Tuesday, August 15, 2006

Is Rehberg Campaigning on Taxpayer Money?

It is being reported that Rehberg used his tax supported franking privileges to mail blatant campaign literature to Montana voters.

According to an article in New West, Rehberg mass mailed literature bragging about what an awesome job he has been doing in Washington.

"It is legitimate for a member to keep citizens informed of what's
happening in Congress and their own activities. It conveys an advantage
to incumbents that they are able to mail such communications on the
taxpayers' dime. That's a fact of life. But what Congressman Dennis
Rehberg has done is fraudulent," Jim Farrell, executive director of
Montana's Democratic Party, said in an interview.

If this is a legitimate use of franking privileges, why is it the first he has sent this year? Why does it look so much like campaign literature? See for yourself (PDF). Did he break any laws?

"The rules are so poorly constructed he is able to stay within the
letter of the law but not its spirit," Farrell said. "The laws say you
should not campaign on the taxpayers' dime and that's precisely what he
has done."

The guidelines for franked mailings are contained in a 72-page document
that establishes detailed rules for their tone, appearance and content.
For example, verbal references to the House member must be restricted to
an average of eight per page, not including the masthead and return
address. There can be no more than two photos of the member per page.
Biographical material must be kept to a minimum.

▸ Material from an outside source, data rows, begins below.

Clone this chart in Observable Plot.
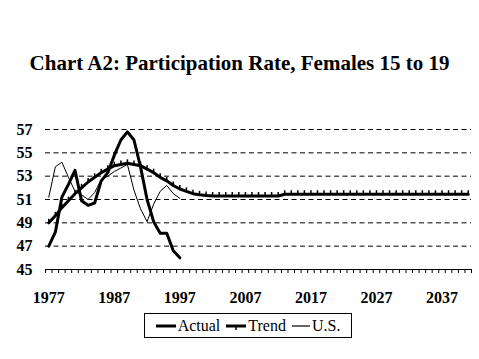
<!DOCTYPE html>
<html>
<head>
<meta charset="utf-8">
<script src="https://cdn.jsdelivr.net/npm/d3@7"></script>
<script src="https://cdn.jsdelivr.net/npm/@observablehq/plot@0.6"></script>
<style>
  html, body { margin: 0; padding: 0; background: #fff; }
  #wrap { position: relative; width: 479px; height: 359px; font-family: "Liberation Serif", "DejaVu Serif", serif; }
  #title { position: absolute; left: 0; width: 479px; top: 51px; text-align: center; font-weight: bold; font-size: 21px; color: #000; font-family: "Liberation Serif", "DejaVu Serif", serif; }
  #chart { position: absolute; left: 0; top: 0; }
  #legend { position: absolute; left: 144px; top: 313px; width: 208px; height: 25px; border: 1px solid #000; box-sizing: border-box;
            display: flex; align-items: center; justify-content: center; font-size: 16px; color: #000; white-space: nowrap; }
  .item { display: inline-flex; align-items: center; margin: 0 3px; }
  .item svg { margin-right: 2px; }
</style>
</head>
<body>
<div id="wrap">
  <div id="chart"></div>
  <div id="title">Chart A2: Participation Rate, Females 15 to 19</div>
  <div id="legend">
    <span class="item"><svg width="20" height="10"><line x1="0" y1="5" x2="20" y2="5" stroke="#000" stroke-width="3"/></svg>Actual</span>
    <span class="item"><svg width="20" height="10"><line x1="0" y1="5" x2="20" y2="5" stroke="#000" stroke-width="3"/><line x1="10" y1="5" x2="10" y2="9" stroke="#000" stroke-width="1.5"/></svg>Trend</span>
    <span class="item"><svg width="18" height="10"><line x1="0" y1="5" x2="18" y2="5" stroke="#000" stroke-width="1.2"/></svg>U.S.</span>
  </div>
</div>
<script>
const firstYear = 1977;
const actual = [47.0, 48.2, 51.2, 52.3, 53.5, 50.9, 50.5, 50.7, 52.6, 53.3, 54.8, 56.1, 56.8, 56.1, 53.8, 51.0, 49.1, 48.1, 48.1, 46.6, 46.0];
const trend = [49.0, 49.6, 50.3, 50.9, 51.5, 52.0, 52.5, 52.9, 53.3, 53.6,
               53.9, 54.0, 54.1, 54.0, 53.9, 53.6, 53.3, 52.9, 52.6, 52.2,
               51.9, 51.7, 51.5, 51.4, 51.35, 51.3, 51.3, 51.3, 51.3, 51.3,
               51.3, 51.3, 51.3, 51.3, 51.3, 51.3, 51.45, 51.45, 51.45, 51.45,
               51.45, 51.45, 51.45, 51.45, 51.45, 51.45, 51.45, 51.45, 51.45, 51.45,
               51.45, 51.45, 51.45, 51.45, 51.45, 51.45, 51.45, 51.45, 51.45, 51.45,
               51.45, 51.45, 51.45, 51.45, 51.45];
const us = [51.2, 53.8, 54.2, 52.9, 51.7, 51.4, 51.0, 51.6, 52.7, 53.0, 53.4, 53.7, 54.0, 51.8, 50.2, 49.1, 50.6, 51.7, 52.2, 51.5, 51.1];
const xTickLabels = [1977, 1987, 1997, 2007, 2017, 2027, 2037];
const yTicks = [45, 47, 49, 51, 53, 55, 57];

const toRows = arr => arr.map((v, i) => ({year: firstYear + i, v}));
const actualRows = toRows(actual);
const trendRows = toRows(trend);
const usRows = toRows(us);
const lastYear = firstYear + trend.length - 1;
const boundaries = d3.range(firstYear - 0.5, lastYear + 1, 1);

const chart = Plot.plot({
  width: 479,
  height: 359,
  marginLeft: 45,
  marginRight: 8,
  marginTop: 129,
  marginBottom: 90,
  style: {fontFamily: "'Liberation Serif', 'DejaVu Serif', serif", background: "transparent"},
  x: {domain: [firstYear - 0.5, lastYear + 0.5], label: null},
  y: {domain: [45, 57], label: null},
  marks: [
    Plot.ruleY(yTicks.filter(d => d > 45), {stroke: "#000", strokeWidth: 1, strokeDasharray: "5,3.5"}),
    Plot.ruleY([45], {stroke: "#000", strokeWidth: 1}),
    Plot.axisX(boundaries, {tickSize: 4, tickFormat: () => "", label: null, stroke: "#000", strokeOpacity: 1, strokeWidth: 1}),
    Plot.axisX(xTickLabels, {tickSize: 0, tickPadding: 22, label: null, tickFormat: d => String(d), fontSize: 16, fontWeight: "bold", fill: "#000"}),
    Plot.axisY(yTicks, {tickSize: 0, tickPadding: 13, label: null, fontSize: 16, fontWeight: "bold", fill: "#000"}),
    Plot.line(usRows, {x: "year", y: "v", stroke: "#000", strokeWidth: 1}),
    Plot.line(trendRows, {x: "year", y: "v", stroke: "#000", strokeWidth: 3}),
    Plot.ruleX(trendRows, {x: "year", y1: "v", y2: d => d.v + 0.3, stroke: "#000", strokeWidth: 1.5}),
    Plot.line(actualRows, {x: "year", y: "v", stroke: "#000", strokeWidth: 3})
  ]
});
document.getElementById("chart").appendChild(chart);
</script>
</body>
</html>
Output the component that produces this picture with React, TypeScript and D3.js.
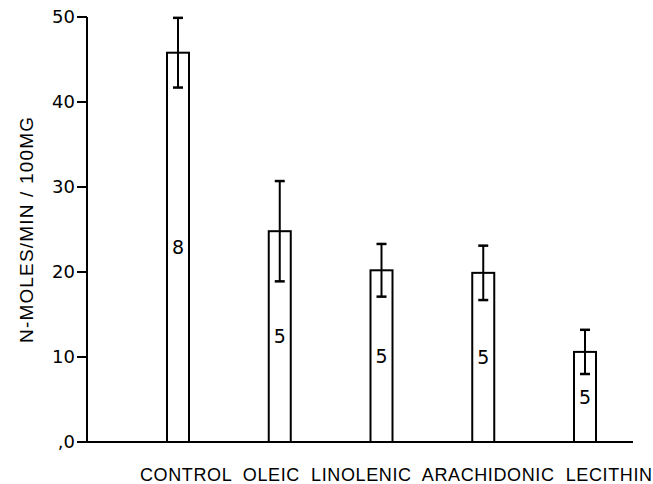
import React from 'react';
import * as d3 from 'd3';

// Values
const categories = ['CONTROL', 'OLEIC', 'LINOLENIC', 'ARACHIDONIC', 'LECITHIN'];
const means = [45.8, 24.8, 20.2, 19.9, 10.6];
const errors = [4.1, 5.9, 3.1, 3.2, 2.6];
const nValues = ['8', '5', '5', '5', '5'];
const yTicks = [0, 10, 20, 30, 40, 50];
const yTickLabels = [',0', '10', '20', '30', '40', '50'];
const yTitle = 'N-MOLES/MIN / 100MG';

const width = 653;
const height = 484;
const font = "'Liberation Sans', Arial, sans-serif";
const numFont = "'DejaVu Sans', sans-serif";

export default function App() {
  const y = d3.scaleLinear().domain([0, 50]).range([442, 17]);
  const x = d3.scalePoint<string>().domain(categories).range([178, 585]);
  const barW = 22;
  const capW = 10;
  const axisLeft = 87;
  const axisRight = 633;

  return (
    <svg
      width={width}
      height={height}
      style={{ position: 'absolute', left: 0, top: 0, background: '#fff' }}
      fontFamily={font}
    >
      {/* y axis */}
      <line x1={axisLeft} x2={axisLeft} y1={y(50)} y2={y(0)} stroke="#000" strokeWidth={2} />
      {yTicks.map((t, i) => (
        <g key={t}>
          <line x1={axisLeft - 10} x2={axisLeft} y1={y(t)} y2={y(t)} stroke="#000" strokeWidth={2} />
          <text x={axisLeft - 12} y={y(t)} dy="0.36em" textAnchor="end" fontSize={18} fontFamily={numFont}>
            {yTickLabels[i]}
          </text>
        </g>
      ))}
      <text
        transform={`translate(33,230) rotate(-90)`}
        textAnchor="middle"
        fontSize={19}
        textLength={226}
        lengthAdjust="spacing"
      >
        {yTitle}
      </text>

      {/* bars */}
      {categories.map((c, i) => {
        const cx = x(c)!;
        return (
          <g key={c}>
            <rect
              x={cx - barW / 2}
              y={y(means[i])}
              width={barW}
              height={y(0) - y(means[i])}
              fill="#fff"
              stroke="#000"
              strokeWidth={2}
            />
            <line x1={cx} x2={cx} y1={y(means[i] + errors[i])} y2={y(means[i] - errors[i])} stroke="#000" strokeWidth={2} />
            <line x1={cx - capW / 2} x2={cx + capW / 2} y1={y(means[i] + errors[i])} y2={y(means[i] + errors[i])} stroke="#000" strokeWidth={2.5} />
            <line x1={cx - capW / 2} x2={cx + capW / 2} y1={y(means[i] - errors[i])} y2={y(means[i] - errors[i])} stroke="#000" strokeWidth={2.5} />
            <text x={cx} y={y(means[i] / 2)} dy="0.36em" textAnchor="middle" fontSize={19} fontFamily={numFont}>
              {nValues[i]}
            </text>
          </g>
        );
      })}

      {/* x axis */}
      <line x1={axisLeft} x2={axisRight} y1={y(0)} y2={y(0)} stroke="#000" strokeWidth={2} />

      {/* category labels */}
      <text
        x={140}
        y={481}
        fontSize={18}
        textLength={512}
        lengthAdjust="spacing"
        style={{ whiteSpace: 'pre' }}
      >
        {categories.join('  ')}
      </text>
    </svg>
  );
}
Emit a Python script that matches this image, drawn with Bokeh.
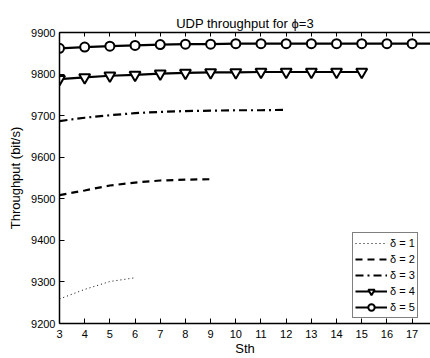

In the mailers in question, Rehberg is the subject of three photographs
and of all but two sentences in the "families first" mailer, which claim
he is "making health care more affordable" and "improving education." It
ticks off a string of non-controversial legislative accomplishments,
such as votes to increase funding for Head Start, Pell grants, reading
programs, heart disease prevention and breast cancer. His opposition to
stem-cell research, minimum wage increases and health-insurance reform
are not mentioned.

It seems pretty clear that he broke both the spirit and the letter of the law to me. What about truth? Is there anything to the claims he makes? Let's look at the bullets:

1. Improving Education
2. Making Health Care More Affordable
3. Protecting Our Children

That doesn't feel like the Denny Rehberg I know. What do the experts say?

1. Improving Education
National Education Association 25%
National Association for College Admission Counseling 25%
National Parent Teacher Association 8%
National School Boards Association 40%
School Nutrition Association 33%

2. Making Health Care More Affordable
American Public Health Association 12%
American College of Emergency Physicians 50%
National Breast Cancer Coalition 0%

3. Protecting Our Children
Children's Defense Fund 0%
School Nutrition Association 33%

Doesn't look like anyone else shares his opinions of himself. To me this seems pretty cut and dry. Rehberg is misuing your money to run his campaign.


Anonymous said...

Great post!

Here's another fact that might interest you:

Rehberg voted for for H.R. 5122, which contains a measure for federalization of the National Guard that all of the governors are opposing (http://www.congress.org/congressorg/issues/votes/?votenum=145&chamber=H&congress=1092)



Shane C. Mason said...

That's good stuff. Burns has been taking big hits, but the Lindeen race is very important and Rehberg has been skating through. He needs to be held accountable for what he has been doing

There has been a lot of talk from the right that dems have given up on this race, but that is simply not true. This race is just getting started.

Craig said...

Interest groups (e.g. NEA) are experts?

I'll have to remember that.

Shane C. Mason said...

Always happy to teach you something Craig!


Joe said...

Just like messing with blogs

Anonymous said...

I like joe's who like messing with blogs! Sweet, we have something in common!